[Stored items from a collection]

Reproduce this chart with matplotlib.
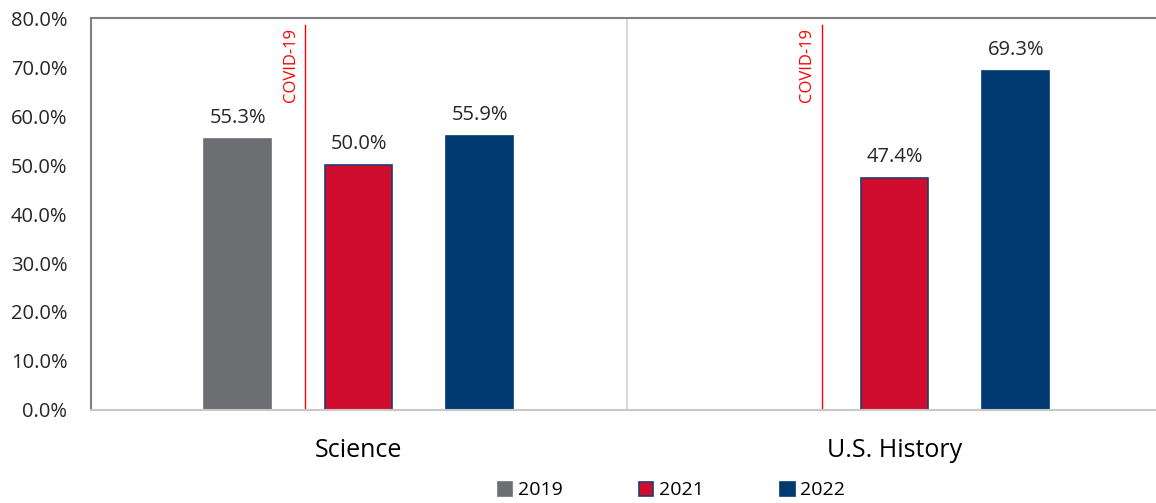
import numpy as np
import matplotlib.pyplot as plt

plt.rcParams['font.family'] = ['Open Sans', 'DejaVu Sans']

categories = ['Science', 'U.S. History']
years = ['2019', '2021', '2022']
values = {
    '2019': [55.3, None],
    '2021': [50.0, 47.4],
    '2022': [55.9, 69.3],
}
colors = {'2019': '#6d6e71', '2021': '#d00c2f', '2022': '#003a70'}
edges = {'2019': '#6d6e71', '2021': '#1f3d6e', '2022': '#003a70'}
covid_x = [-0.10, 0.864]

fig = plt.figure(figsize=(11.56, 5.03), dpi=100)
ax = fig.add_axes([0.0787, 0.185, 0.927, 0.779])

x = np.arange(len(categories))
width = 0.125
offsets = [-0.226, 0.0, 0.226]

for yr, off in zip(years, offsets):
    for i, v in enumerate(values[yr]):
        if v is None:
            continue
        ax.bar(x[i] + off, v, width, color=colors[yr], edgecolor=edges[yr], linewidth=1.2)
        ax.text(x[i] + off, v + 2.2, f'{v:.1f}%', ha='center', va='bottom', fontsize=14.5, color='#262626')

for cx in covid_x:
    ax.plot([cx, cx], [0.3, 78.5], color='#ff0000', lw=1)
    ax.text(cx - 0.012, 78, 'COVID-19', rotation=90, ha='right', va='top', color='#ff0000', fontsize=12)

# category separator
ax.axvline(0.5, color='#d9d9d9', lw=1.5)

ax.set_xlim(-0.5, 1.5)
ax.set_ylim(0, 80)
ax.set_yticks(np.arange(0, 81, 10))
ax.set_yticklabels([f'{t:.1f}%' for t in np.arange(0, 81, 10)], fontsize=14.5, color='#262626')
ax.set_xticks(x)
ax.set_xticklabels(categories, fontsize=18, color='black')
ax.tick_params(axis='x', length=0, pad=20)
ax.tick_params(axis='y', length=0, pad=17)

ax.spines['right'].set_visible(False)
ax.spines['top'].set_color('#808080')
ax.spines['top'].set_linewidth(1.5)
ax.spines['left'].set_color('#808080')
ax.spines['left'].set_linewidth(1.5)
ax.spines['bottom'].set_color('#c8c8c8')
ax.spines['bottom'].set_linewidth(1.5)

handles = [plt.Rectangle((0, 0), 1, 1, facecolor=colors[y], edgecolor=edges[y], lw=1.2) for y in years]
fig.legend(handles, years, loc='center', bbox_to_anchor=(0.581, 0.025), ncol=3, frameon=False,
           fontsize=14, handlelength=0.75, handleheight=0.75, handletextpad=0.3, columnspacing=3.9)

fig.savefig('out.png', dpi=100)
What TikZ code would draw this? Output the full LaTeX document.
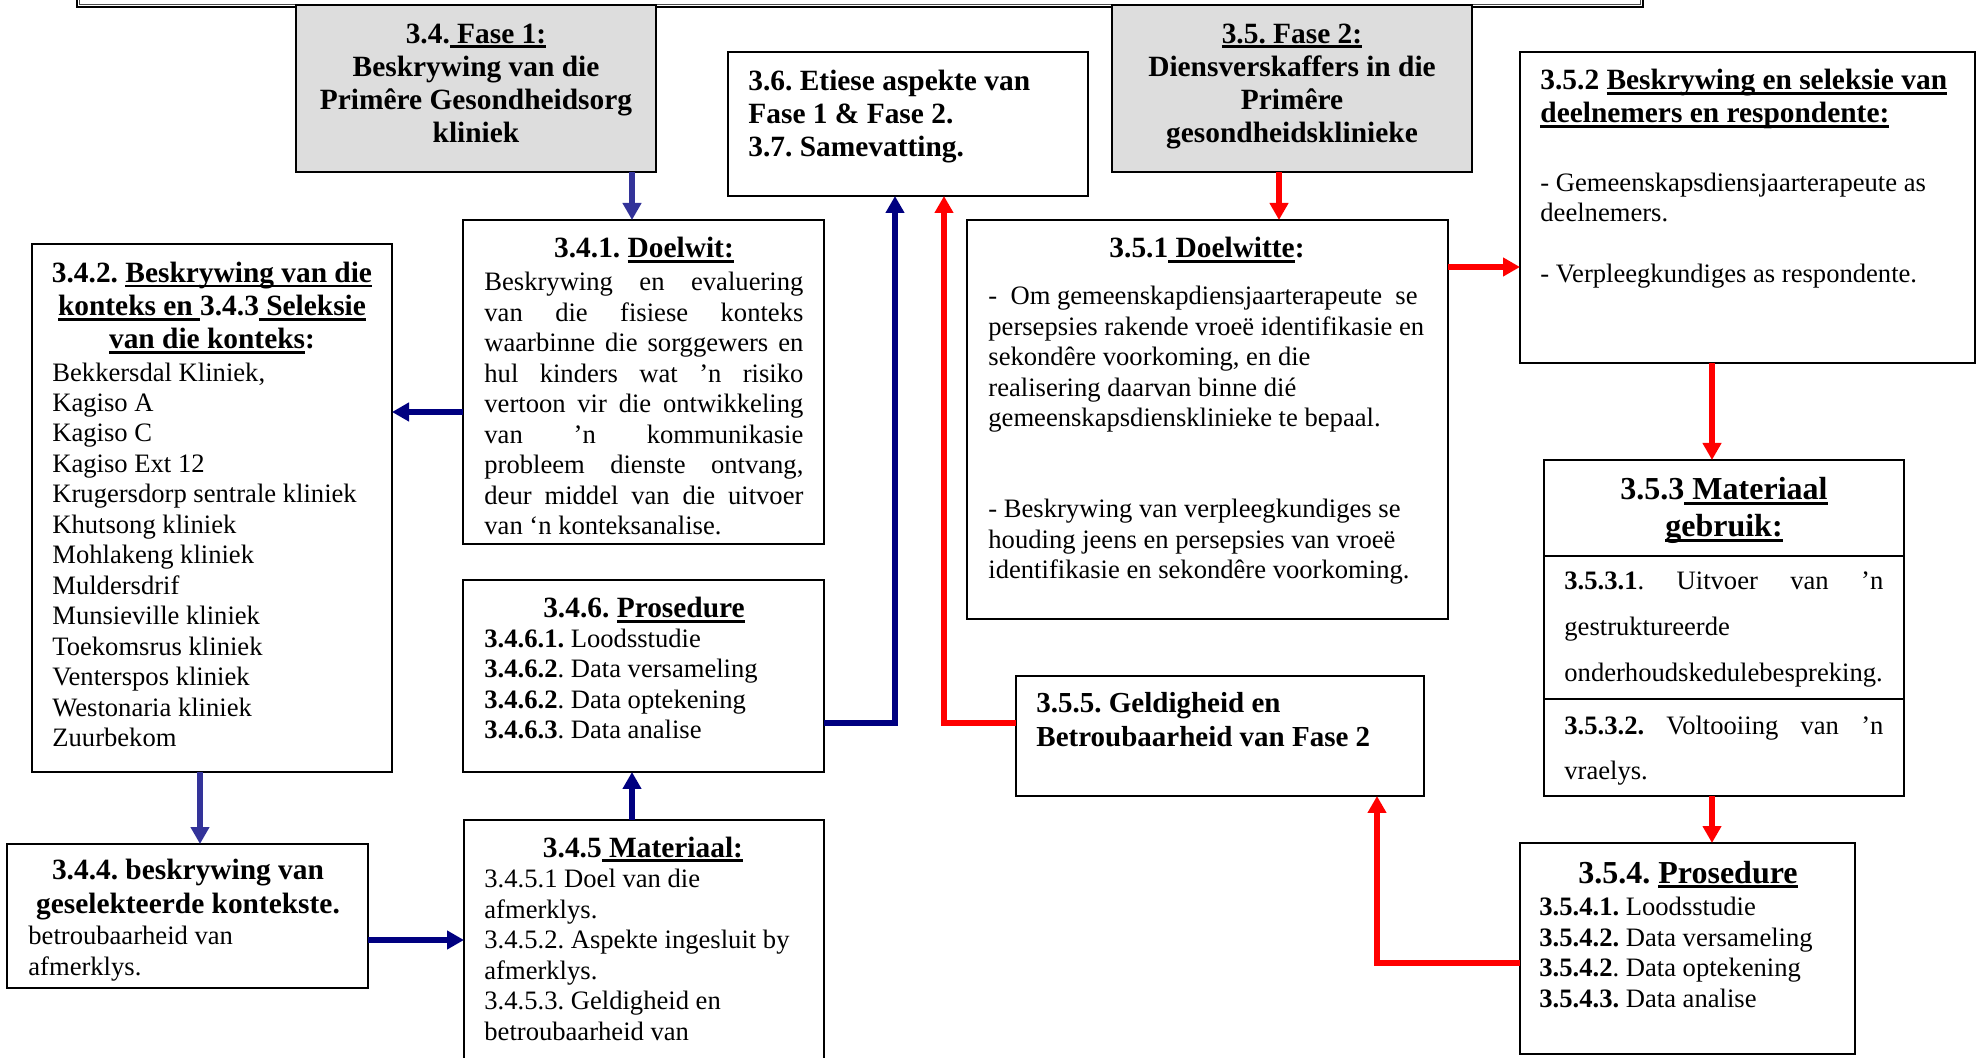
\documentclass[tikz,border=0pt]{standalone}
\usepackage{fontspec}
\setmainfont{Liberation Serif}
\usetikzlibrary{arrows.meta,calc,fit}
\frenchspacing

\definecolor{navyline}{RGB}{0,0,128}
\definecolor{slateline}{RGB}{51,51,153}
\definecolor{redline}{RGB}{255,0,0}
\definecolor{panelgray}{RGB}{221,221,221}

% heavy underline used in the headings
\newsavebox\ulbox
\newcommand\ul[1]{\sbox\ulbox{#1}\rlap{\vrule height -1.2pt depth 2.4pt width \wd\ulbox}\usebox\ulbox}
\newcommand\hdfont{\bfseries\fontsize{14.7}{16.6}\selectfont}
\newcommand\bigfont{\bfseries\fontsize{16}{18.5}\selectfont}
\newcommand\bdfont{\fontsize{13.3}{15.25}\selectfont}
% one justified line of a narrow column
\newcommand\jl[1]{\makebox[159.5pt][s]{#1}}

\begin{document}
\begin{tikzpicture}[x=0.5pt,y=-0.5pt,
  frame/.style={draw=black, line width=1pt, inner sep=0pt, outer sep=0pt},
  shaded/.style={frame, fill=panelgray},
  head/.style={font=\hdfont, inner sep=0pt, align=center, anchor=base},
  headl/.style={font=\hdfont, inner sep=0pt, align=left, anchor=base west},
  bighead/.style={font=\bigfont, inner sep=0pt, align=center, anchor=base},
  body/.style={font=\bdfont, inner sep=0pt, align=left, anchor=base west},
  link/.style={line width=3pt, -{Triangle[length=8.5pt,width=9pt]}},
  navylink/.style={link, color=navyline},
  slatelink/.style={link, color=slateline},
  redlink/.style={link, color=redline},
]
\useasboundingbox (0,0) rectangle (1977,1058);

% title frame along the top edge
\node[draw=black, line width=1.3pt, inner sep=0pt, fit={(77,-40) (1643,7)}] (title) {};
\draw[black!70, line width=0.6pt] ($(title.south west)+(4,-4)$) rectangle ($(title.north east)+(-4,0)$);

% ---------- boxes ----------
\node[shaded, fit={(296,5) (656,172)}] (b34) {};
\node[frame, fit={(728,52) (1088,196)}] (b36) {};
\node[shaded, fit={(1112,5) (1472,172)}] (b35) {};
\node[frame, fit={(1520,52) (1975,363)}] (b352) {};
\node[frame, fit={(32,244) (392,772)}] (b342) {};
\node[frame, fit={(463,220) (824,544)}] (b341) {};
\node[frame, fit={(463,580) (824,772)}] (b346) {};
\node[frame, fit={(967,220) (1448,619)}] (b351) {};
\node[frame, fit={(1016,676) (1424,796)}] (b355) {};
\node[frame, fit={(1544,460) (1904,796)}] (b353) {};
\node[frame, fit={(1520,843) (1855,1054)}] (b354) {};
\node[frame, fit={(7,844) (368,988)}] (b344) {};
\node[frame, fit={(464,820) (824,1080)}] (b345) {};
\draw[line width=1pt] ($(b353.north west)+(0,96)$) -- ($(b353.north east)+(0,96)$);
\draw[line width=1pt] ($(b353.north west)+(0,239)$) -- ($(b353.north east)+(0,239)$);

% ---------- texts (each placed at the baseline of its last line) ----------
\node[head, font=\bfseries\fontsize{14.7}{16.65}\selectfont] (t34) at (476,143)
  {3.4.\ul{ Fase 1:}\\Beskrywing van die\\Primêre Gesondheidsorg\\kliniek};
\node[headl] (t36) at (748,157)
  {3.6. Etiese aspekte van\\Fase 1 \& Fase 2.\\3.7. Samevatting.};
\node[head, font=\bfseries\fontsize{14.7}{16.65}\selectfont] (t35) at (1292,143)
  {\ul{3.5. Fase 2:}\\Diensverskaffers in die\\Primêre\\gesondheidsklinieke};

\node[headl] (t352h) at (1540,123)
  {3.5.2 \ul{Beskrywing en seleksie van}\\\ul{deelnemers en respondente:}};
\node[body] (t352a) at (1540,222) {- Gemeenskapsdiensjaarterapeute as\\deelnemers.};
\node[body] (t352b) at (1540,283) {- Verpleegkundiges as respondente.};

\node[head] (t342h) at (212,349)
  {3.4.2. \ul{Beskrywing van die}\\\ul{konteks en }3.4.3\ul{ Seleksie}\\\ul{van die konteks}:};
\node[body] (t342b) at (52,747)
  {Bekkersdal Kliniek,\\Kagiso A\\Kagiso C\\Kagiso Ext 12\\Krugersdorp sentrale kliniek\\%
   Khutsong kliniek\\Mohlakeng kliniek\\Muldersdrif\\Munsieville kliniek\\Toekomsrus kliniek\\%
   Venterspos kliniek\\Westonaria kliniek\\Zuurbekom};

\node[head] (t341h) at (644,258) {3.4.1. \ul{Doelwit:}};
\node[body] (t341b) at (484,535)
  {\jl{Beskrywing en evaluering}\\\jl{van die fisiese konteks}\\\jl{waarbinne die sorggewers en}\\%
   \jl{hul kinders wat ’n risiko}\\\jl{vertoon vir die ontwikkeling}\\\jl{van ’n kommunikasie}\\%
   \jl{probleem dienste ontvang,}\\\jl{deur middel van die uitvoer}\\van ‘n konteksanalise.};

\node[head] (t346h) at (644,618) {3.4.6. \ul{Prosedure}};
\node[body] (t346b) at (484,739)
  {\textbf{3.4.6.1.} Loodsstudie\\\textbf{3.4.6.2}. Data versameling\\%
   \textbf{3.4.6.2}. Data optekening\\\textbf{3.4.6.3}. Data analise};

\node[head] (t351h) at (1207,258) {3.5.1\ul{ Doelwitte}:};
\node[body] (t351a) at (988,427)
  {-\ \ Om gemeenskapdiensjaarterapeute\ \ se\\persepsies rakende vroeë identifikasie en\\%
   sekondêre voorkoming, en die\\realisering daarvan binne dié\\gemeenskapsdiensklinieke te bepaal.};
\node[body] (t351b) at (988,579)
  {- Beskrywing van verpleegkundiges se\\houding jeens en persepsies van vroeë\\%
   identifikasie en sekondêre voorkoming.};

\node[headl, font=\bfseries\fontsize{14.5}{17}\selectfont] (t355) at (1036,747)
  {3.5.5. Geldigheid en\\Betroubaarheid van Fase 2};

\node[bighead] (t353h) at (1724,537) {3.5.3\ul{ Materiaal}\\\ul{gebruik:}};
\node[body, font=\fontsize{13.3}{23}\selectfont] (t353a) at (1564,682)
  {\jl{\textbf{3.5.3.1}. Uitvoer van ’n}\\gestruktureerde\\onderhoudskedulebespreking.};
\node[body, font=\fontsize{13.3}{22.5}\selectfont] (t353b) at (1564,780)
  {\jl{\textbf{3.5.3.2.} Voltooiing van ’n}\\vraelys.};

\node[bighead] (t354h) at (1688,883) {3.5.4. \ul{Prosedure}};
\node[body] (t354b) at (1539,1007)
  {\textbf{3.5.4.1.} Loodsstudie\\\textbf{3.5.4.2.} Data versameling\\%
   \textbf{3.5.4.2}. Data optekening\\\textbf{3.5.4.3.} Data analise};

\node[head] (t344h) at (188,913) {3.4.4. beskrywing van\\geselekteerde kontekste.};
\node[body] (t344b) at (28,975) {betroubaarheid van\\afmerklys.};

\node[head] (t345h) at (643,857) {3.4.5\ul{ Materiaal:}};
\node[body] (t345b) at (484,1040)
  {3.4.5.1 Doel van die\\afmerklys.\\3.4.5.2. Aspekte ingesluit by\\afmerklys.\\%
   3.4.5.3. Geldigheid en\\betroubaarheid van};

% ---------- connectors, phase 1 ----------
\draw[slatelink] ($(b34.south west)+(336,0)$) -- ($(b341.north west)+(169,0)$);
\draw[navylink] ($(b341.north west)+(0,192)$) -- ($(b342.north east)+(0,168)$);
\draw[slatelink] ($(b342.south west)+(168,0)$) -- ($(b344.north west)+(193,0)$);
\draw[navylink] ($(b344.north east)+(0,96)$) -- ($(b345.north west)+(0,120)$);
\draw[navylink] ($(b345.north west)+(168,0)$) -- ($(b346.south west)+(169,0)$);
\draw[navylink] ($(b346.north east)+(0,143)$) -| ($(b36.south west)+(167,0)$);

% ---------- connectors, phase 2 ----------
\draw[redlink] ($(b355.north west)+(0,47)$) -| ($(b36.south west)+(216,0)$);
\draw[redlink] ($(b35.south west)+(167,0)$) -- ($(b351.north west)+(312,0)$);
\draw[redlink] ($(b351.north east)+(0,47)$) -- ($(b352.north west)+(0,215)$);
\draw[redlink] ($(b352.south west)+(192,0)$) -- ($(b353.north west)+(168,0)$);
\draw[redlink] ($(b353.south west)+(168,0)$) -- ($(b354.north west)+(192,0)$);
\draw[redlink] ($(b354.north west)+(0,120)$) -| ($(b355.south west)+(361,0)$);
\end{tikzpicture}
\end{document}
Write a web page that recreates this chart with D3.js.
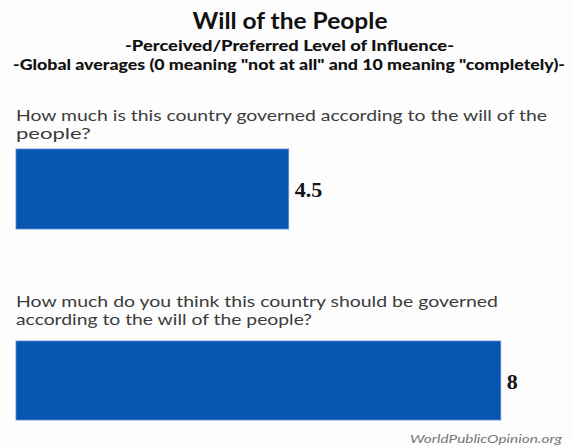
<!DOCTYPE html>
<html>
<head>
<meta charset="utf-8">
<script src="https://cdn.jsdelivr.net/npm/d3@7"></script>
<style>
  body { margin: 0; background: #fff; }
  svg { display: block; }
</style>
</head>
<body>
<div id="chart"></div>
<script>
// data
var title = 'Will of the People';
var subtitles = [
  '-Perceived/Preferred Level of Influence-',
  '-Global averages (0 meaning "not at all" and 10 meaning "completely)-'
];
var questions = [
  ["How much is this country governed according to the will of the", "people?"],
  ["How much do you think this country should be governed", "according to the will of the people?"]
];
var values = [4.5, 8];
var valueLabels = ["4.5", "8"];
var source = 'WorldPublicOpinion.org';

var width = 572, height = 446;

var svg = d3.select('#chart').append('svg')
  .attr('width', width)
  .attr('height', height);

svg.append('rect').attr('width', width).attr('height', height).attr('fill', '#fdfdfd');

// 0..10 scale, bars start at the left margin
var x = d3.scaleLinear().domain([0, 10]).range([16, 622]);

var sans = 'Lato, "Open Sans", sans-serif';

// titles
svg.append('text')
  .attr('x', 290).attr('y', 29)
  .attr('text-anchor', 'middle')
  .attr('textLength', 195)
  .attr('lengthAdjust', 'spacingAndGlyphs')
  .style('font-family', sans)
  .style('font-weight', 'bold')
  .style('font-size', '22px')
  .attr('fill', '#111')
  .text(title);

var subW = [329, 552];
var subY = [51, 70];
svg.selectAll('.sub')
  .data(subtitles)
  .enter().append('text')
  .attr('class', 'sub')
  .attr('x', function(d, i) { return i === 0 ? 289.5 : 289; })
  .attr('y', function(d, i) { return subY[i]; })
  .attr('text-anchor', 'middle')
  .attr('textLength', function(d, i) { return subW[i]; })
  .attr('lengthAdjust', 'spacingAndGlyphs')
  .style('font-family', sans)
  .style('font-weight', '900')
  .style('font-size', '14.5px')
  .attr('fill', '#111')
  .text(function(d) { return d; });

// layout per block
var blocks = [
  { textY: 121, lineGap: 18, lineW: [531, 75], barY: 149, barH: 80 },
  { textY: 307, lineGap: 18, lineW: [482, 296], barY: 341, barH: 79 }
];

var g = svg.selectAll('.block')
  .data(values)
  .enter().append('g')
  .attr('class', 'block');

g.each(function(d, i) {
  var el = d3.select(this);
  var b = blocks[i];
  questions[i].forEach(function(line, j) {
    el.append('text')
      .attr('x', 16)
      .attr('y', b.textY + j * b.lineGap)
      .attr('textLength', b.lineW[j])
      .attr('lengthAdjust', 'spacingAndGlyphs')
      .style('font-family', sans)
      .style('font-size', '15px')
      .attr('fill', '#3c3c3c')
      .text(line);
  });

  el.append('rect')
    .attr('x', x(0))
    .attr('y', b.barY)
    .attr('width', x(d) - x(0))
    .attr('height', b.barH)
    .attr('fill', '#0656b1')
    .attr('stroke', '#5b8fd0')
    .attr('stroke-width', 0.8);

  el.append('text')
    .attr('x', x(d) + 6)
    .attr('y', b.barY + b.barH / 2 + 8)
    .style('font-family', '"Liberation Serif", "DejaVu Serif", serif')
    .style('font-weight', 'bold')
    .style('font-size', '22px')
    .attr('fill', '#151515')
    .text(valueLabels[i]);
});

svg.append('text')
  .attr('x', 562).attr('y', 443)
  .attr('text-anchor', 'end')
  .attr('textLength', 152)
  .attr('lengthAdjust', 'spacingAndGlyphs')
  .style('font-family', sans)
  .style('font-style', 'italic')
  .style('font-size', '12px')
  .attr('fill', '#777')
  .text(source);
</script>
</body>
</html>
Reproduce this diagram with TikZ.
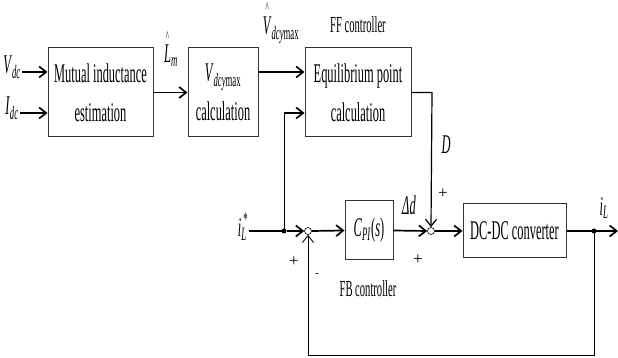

** Requirements **
Repeat the lines exactly as they stand, from the opening line of the data through the line with "va='top', color='#ff0000', fontsize=12)". Pictures stay out of the copy.

** Task answer **
Reproduce this chart with matplotlib.
import numpy as np
import matplotlib.pyplot as plt

plt.rcParams['font.family'] = ['Open Sans', 'DejaVu Sans']

categories = ['Science', 'U.S. History']
years = ['2019', '2021', '2022']
values = {
    '2019': [55.3, None],
    '2021': [50.0, 47.4],
    '2022': [55.9, 69.3],
}
colors = {'2019': '#6d6e71', '2021': '#d00c2f', '2022': '#003a70'}
edges = {'2019': '#6d6e71', '2021': '#1f3d6e', '2022': '#003a70'}
covid_x = [-0.10, 0.864]

fig = plt.figure(figsize=(11.56, 5.03), dpi=100)
ax = fig.add_axes([0.0787, 0.185, 0.927, 0.779])

x = np.arange(len(categories))
width = 0.125
offsets = [-0.226, 0.0, 0.226]

for yr, off in zip(years, offsets):
    for i, v in enumerate(values[yr]):
        if v is None:
            continue
        ax.bar(x[i] + off, v, width, color=colors[yr], edgecolor=edges[yr], linewidth=1.2)
        ax.text(x[i] + off, v + 2.2, f'{v:.1f}%', ha='center', va='bottom', fontsize=14.5, color='#262626')

for cx in covid_x:
    ax.plot([cx, cx], [0.3, 78.5], color='#ff0000', lw=1)
    ax.text(cx - 0.012, 78, 'COVID-19', rotation=90, ha='right', va='top', color='#ff0000', fontsize=12)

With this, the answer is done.